По тому, каким этот пациент, между прочим, успешно победивший дипсоманию, был веселым и порхающим, Константин Федорович заподозрил наличие альтернативного источника приподнятого настроения. Обитатели спокойного отделения, нацепив серые пижамы и спальные колпаки, шаркали тапочками, по очереди посещая ватерклозет. Виктор Филиппович же не спешил надевать спальный костюм и свой ночной колпак, делая вид, что чрезвычайно занят беседой с соседом по койке.

Грених заглянул в палату и сразу сообразил, что пациент и сегодня собирается улизнуть явно не без чьей-то помощи.

– Ушанкин, – позвал Константин Федорович надзирателя, не отрывая взгляда от Виктора Филипповича. – Идем со мной, нужна помощь в одном важном деле. Сегодня за тебя подежурит наш новый санитар – Соловьев.

И, взяв Антона за плечи, Грених втолкнул его в палату, словно на сцену. Перепуганный мальчишка обвел пациентов круглыми, как блюдца, глазами; о грязных руках своих, перепачканных в траве и земле, он и думать забыл.

Вбежала медсестра, вопросительно уставившись на профессора.

– Есть комплект служебной одежды для санитара Антона Гавриловича Соловьева? – спросил он.

– А кто назначил? – кашлянула сестра.

– Я.

– А что кончил товарищ Соловьев?

– Школу.

– А курсы ка…

– Курсы – это пережиток прошлого. Наше юное советское государство нуждается в кадрах, которые готовы выполнять свой долг перед отечеством и, если нужно, учиться прямо на месте.
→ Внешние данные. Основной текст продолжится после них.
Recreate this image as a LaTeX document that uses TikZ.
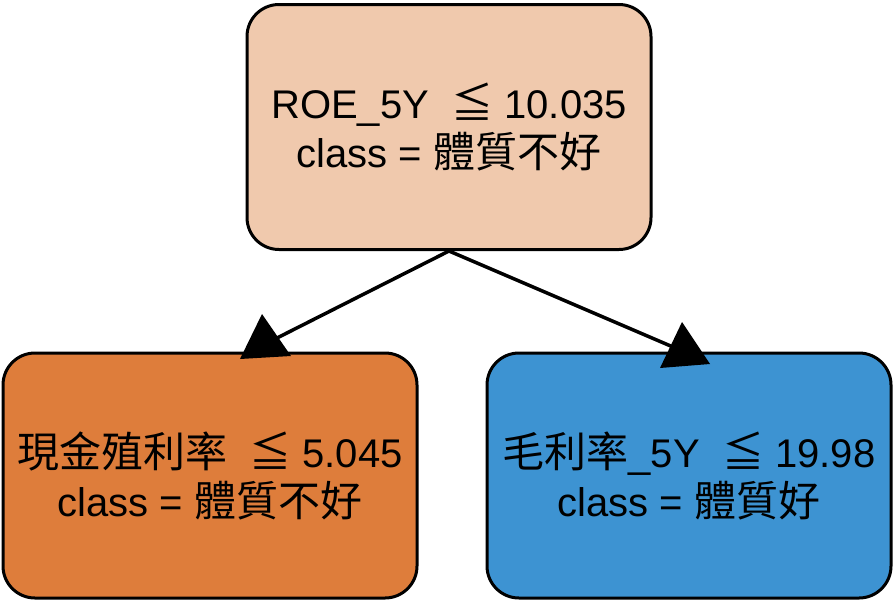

Соловьев – комсомолец, отличник! Потом отучится, в следующем учебном году. Униформу несите, Соловьев заступает на службу прямо сейчас.
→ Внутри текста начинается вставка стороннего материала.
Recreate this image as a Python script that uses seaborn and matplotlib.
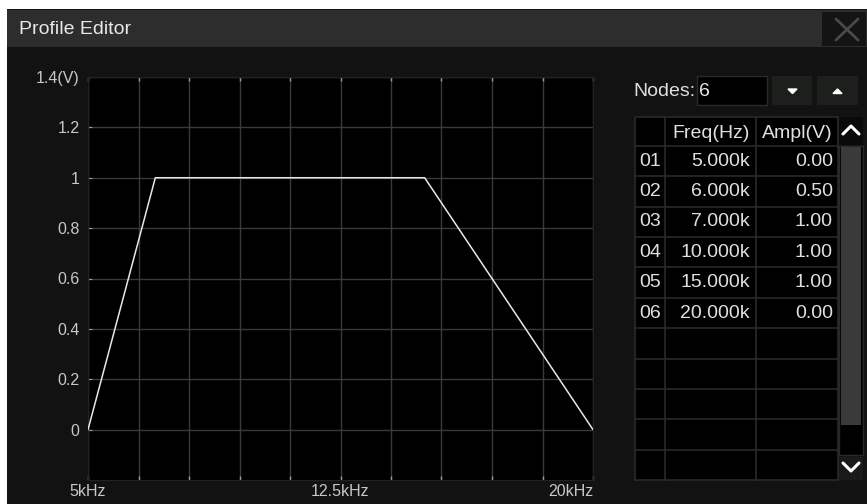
import matplotlib
matplotlib.use("Agg")
import matplotlib.pyplot as plt
import matplotlib.patches as mpatches
import seaborn as sns
import pandas as pd
import numpy as np

# profile nodes (freq in kHz, amplitude in V)
node_ids = ["01", "02", "03", "04", "05", "06"]
freq_khz = [5.0, 6.0, 7.0, 10.0, 15.0, 20.0]
ampl_v = [0.00, 0.50, 1.00, 1.00, 1.00, 0.00]

x_tick_vals = [5.0, 12.5, 20.0]
x_tick_labels = ["5kHz", "12.5kHz", "20kHz"]
y_tick_vals = [0.0, 0.2, 0.4, 0.6, 0.8, 1.0, 1.2, 1.4]
y_tick_labels = ["0", "0.2", "0.4", "0.6", "0.8", "1", "1.2", "1.4(V)"]

sns.set_style("dark")
plt.rcParams['font.family'] = ['Liberation Sans', 'DejaVu Sans']

W, H = 867, 504
fig = plt.figure(figsize=(W / 100, H / 100), dpi=100)
fig.patch.set_facecolor("white")

# background axes in pixel coordinates
bg = fig.add_axes([0, 0, 1, 1])
bg.set_xlim(0, W)
bg.set_ylim(H, 0)
bg.axis("off")


def rect(x0, y0, x1, y1, fc, ec="none", lw=0, z=1):
    bg.add_patch(mpatches.Rectangle((x0, y0), x1 - x0, y1 - y0, facecolor=fc,
                                    edgecolor=ec, linewidth=lw, zorder=z))


# body + title bar
rect(7, 9, W, H, "#121212")
rect(7, 10, W, 47, "#2d2d2d")
rect(822, 12, 866, 46, "#141414", z=2)
bg.plot([836, 858], [19, 40], color="#4a4a4a", lw=2, zorder=3)
bg.plot([836, 858], [40, 19], color="#4a4a4a", lw=2, zorder=3)
bg.text(19, 29, "Profile Editor", color="#e8e8e8", fontsize=14, va="center", ha="left", zorder=3)

# nodes box and buttons
bg.text(633, 91, "Nodes:", color="#e0e0e0", fontsize=14, va="center", ha="left", zorder=3)
rect(697, 76, 767, 105, "#000000", ec="#2a2a2a", lw=1, z=2)
bg.text(699, 91, str(len(node_ids)), color="#e8e8e8", fontsize=14, va="center", ha="left", zorder=3)
rect(772, 76, 812, 105, "#1c1f1c", z=2)
rect(817, 76, 858, 105, "#1c1f1c", z=2)
bg.add_patch(mpatches.Polygon([(788, 89), (797, 89), (792.5, 93.5)], closed=True, color="white", zorder=3))
bg.add_patch(mpatches.Polygon([(833, 93.5), (842, 93.5), (837.5, 89)], closed=True, color="white", zorder=3))

# table
tx0, tx1 = 635, 838
col1, col2 = 665, 756
hdr_top, hdr_bot = 117, 146
row_h = (480 - hdr_bot) / 11
rect(tx0, hdr_top, tx1, 480, "#000000", z=2)
grid_c = "#2a2a2a"
for xv in [tx0, col1, col2, tx1]:
    bg.plot([xv, xv], [hdr_top, 480], color=grid_c, lw=1.2, zorder=3)
for yv in [hdr_top, hdr_bot] + [hdr_bot + row_h * (i + 1) for i in range(11)]:
    bg.plot([tx0, tx1], [yv, yv], color=grid_c, lw=1.2, zorder=3)
bg.text(750, 133, "Freq(Hz)", color="#e0e0e0", fontsize=14, va="center", ha="right", zorder=4)
bg.text(833, 133, "Ampl(V)", color="#e0e0e0", fontsize=14, va="center", ha="right", zorder=4)
for i, (nid, f, a) in enumerate(zip(node_ids, freq_khz, ampl_v)):
    yc = hdr_bot + row_h * (i + 0.5)
    bg.text(639, yc, nid, color="#e0e0e0", fontsize=14, va="center", ha="left", zorder=4)
    bg.text(750, yc, f"{f:.3f}k", color="#e0e0e0", fontsize=14, va="center", ha="right", zorder=4)
    bg.text(833, yc, f"{a:.2f}", color="#e0e0e0", fontsize=14, va="center", ha="right", zorder=4)

# scrollbar
rect(839, 117, 863, 145, "#0a0a0a", z=2)
bg.plot([843, 851, 859], [134, 126, 134], color="white", lw=2.2, zorder=3)
rect(839, 146, 863, 455, "#000000", ec="#2a2a2a", lw=1, z=2)
rect(841, 147, 861, 425, "#3a3a3a", z=3)
rect(839, 457, 863, 480, "#1a1a1a", z=2)
bg.plot([843, 851, 859], [463, 471, 463], color="white", lw=2.2, zorder=3)

# main plot axes
px0, px1, py0, py1 = 88, 593, 77, 480
ax = fig.add_axes([px0 / W, 1 - py1 / H, (px1 - px0) / W, (py1 - py0) / H])
ax.set_facecolor("black")

df = pd.DataFrame({"freq": freq_khz, "ampl": ampl_v})
sns.lineplot(data=df, x="freq", y="ampl", ax=ax, color="#e8e8e8", lw=1.1, zorder=5)

ax.set_xlim(5, 20)
ax.set_ylim(-0.2, 1.4)
grid_x = np.linspace(5, 20, 11)
ax.set_xticks(grid_x)
ax.set_xticklabels([""] * len(grid_x))
ax.set_yticks(y_tick_vals)
ax.set_yticklabels(y_tick_labels)
ax.grid(True, color="#3a3a3a", lw=1)
ax.tick_params(axis="x", direction="in", top=True, bottom=True, length=3, color="#9a9a9a", width=1)
ax.tick_params(axis="y", direction="in", left=True, right=False, length=3, color="#9a9a9a",
               labelcolor="#c8c8c8", labelsize=11.5, pad=6)
ax.set_xlabel("")
ax.set_ylabel("")
for s in ax.spines.values():
    s.set_color("#222222")

for xv, lab in zip(x_tick_vals, x_tick_labels):
    ha = "right" if xv == x_tick_vals[-1] else "center"
    ax.text(xv, -0.245, lab, color="#c8c8c8", fontsize=11.5, ha=ha, va="center",
            transform=ax.transData, clip_on=False)

fig.savefig("out.png", dpi=100, facecolor=fig.get_facecolor())
plt.close(fig)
Медсестра пожала плечами и вышла. А Грених нагнулся к уху Антона и прошептал так тихо, что никто, кроме него, не услышал:

– Видишь, один пациент не в пижаме? Это – Арлекин. Не своди с него глаз. Он ни в коем случае на маскарад попасть не должен.

Антон медленно перевел взгляд на Грениха и, сразу же сообразив, о чем речь, кивнул с серьезным лицом, выражающим согласие и готовность.
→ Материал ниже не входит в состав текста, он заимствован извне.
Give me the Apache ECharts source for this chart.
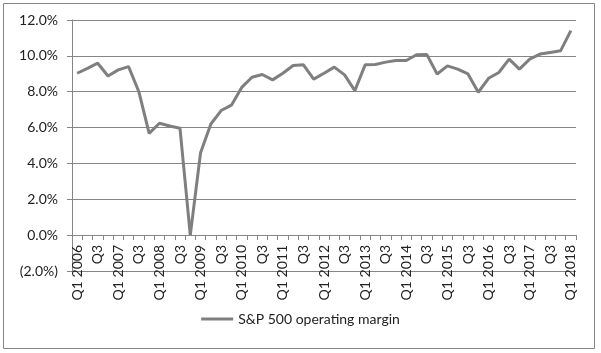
<!DOCTYPE html>
<html>
<head>
<meta charset="utf-8">
<script src="https://cdn.jsdelivr.net/npm/echarts@6/dist/echarts.min.js"></script>
<style>
  html, body { margin: 0; padding: 0; background: #fff; }
  #chart { width: 601px; height: 353px; }
</style>
</head>
<body>
<div id="chart"></div>
<script>
// quarters, Q1 2006 .. Q1 2018
const quarters = [
  'Q1 2006', 'Q2', 'Q3', 'Q4',
  'Q1 2007', 'Q2', 'Q3', 'Q4',
  'Q1 2008', 'Q2', 'Q3', 'Q4',
  'Q1 2009', 'Q2', 'Q3', 'Q4',
  'Q1 2010', 'Q2', 'Q3', 'Q4',
  'Q1 2011', 'Q2', 'Q3', 'Q4',
  'Q1 2012', 'Q2', 'Q3', 'Q4',
  'Q1 2013', 'Q2', 'Q3', 'Q4',
  'Q1 2014', 'Q2', 'Q3', 'Q4',
  'Q1 2015', 'Q2', 'Q3', 'Q4',
  'Q1 2016', 'Q2', 'Q3', 'Q4',
  'Q1 2017', 'Q2', 'Q3', 'Q4',
  'Q1 2018'
]

// S&P 500 operating margin, %
const margin = [
  9.03, 9.3, 9.59, 8.88,
  9.22, 9.4, 8.0, 5.68,
  6.24, 6.09, 5.96, 0.0,
  4.6, 6.2, 6.95, 7.25,
  8.24, 8.81, 8.96, 8.66,
  9.03, 9.46, 9.5, 8.7,
  9.03, 9.37, 8.94, 8.06,
  9.5, 9.52, 9.65, 9.74,
  9.74, 10.06, 10.07, 8.99,
  9.44, 9.26, 8.99, 7.97,
  8.75, 9.07, 9.82, 9.26,
  9.82, 10.1, 10.19, 10.28,
  11.41
]

const seriesName = 'S&P 500 operating margin'

const chart = echarts.init(document.getElementById('chart'))
chart.setOption({
  animation: false,
  textStyle: { fontFamily: 'Lato' },
  graphic: [{
    type: 'rect',
    shape: { x: 3.5, y: 3.5, width: 591, height: 345 },
    style: { fill: 'none', stroke: '#868686', lineWidth: 1 },
    silent: true
  }],
  grid: { left: 72, right: 25, top: 20, bottom: 82 },
  legend: {
    bottom: 22,
    left: 'center',
    itemWidth: 32,
    itemHeight: 12,
    itemGap: 4,
    textStyle: { fontSize: 14, color: '#222', fontFamily: 'Lato' },
    data: [{ name: seriesName, icon: 'path://M0,5 L32,5 L32,8 L0,8 Z' }]
  },
  xAxis: {
    type: 'category',
    data: quarters,
    boundaryGap: true,
    // axis sits on the 0% line, labels hang over the (2.0%) gridline
    offset: -36,
    axisLine: { onZero: false, lineStyle: { color: '#868686', width: 1 } },
    axisTick: { show: true, interval: 0, length: 5, lineStyle: { color: '#868686' } },
    axisLabel: {
      interval: 1,
      rotate: 90,
      margin: 10,
      fontSize: 14,
      color: '#222',
      fontFamily: 'Lato'
    }
  },
  yAxis: {
    type: 'value',
    min: -2,
    max: 12,
    interval: 2,
    axisLine: { show: true, lineStyle: { color: '#868686', width: 1 } },
    axisTick: { show: true, length: 5, lineStyle: { color: '#868686' } },
    splitLine: { lineStyle: { color: '#868686', width: 1 } },
    axisLabel: {
      margin: 14,
      fontSize: 14,
      color: '#222',
      fontFamily: 'Lato',
      formatter: v => v < 0 ? '(' + Math.abs(v).toFixed(1) + '%)' : v.toFixed(1) + '%'
    }
  },
  series: [{
    name: seriesName,
    type: 'line',
    data: margin,
    showSymbol: false,
    symbol: 'none',
    lineStyle: { color: '#7f7f7f', width: 3 },
    itemStyle: { color: '#7f7f7f' }
  }]
})
</script>
</body>
</html>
Виктор Филиппович тоже о чем-то догадывался. Поймав пристальный взгляд профессора, замолчал на полуслове. Его лицо вытянулось, опустились уголки рта, вздернулись брови, глаза забегали, он невольно всхлипнул.

– Д-добрый вечер, – совладав наконец с собой, проронил он.

– Добрый вечер, – ответил Грених нарочито приветливо. – Добрый вечер и доброй ночи.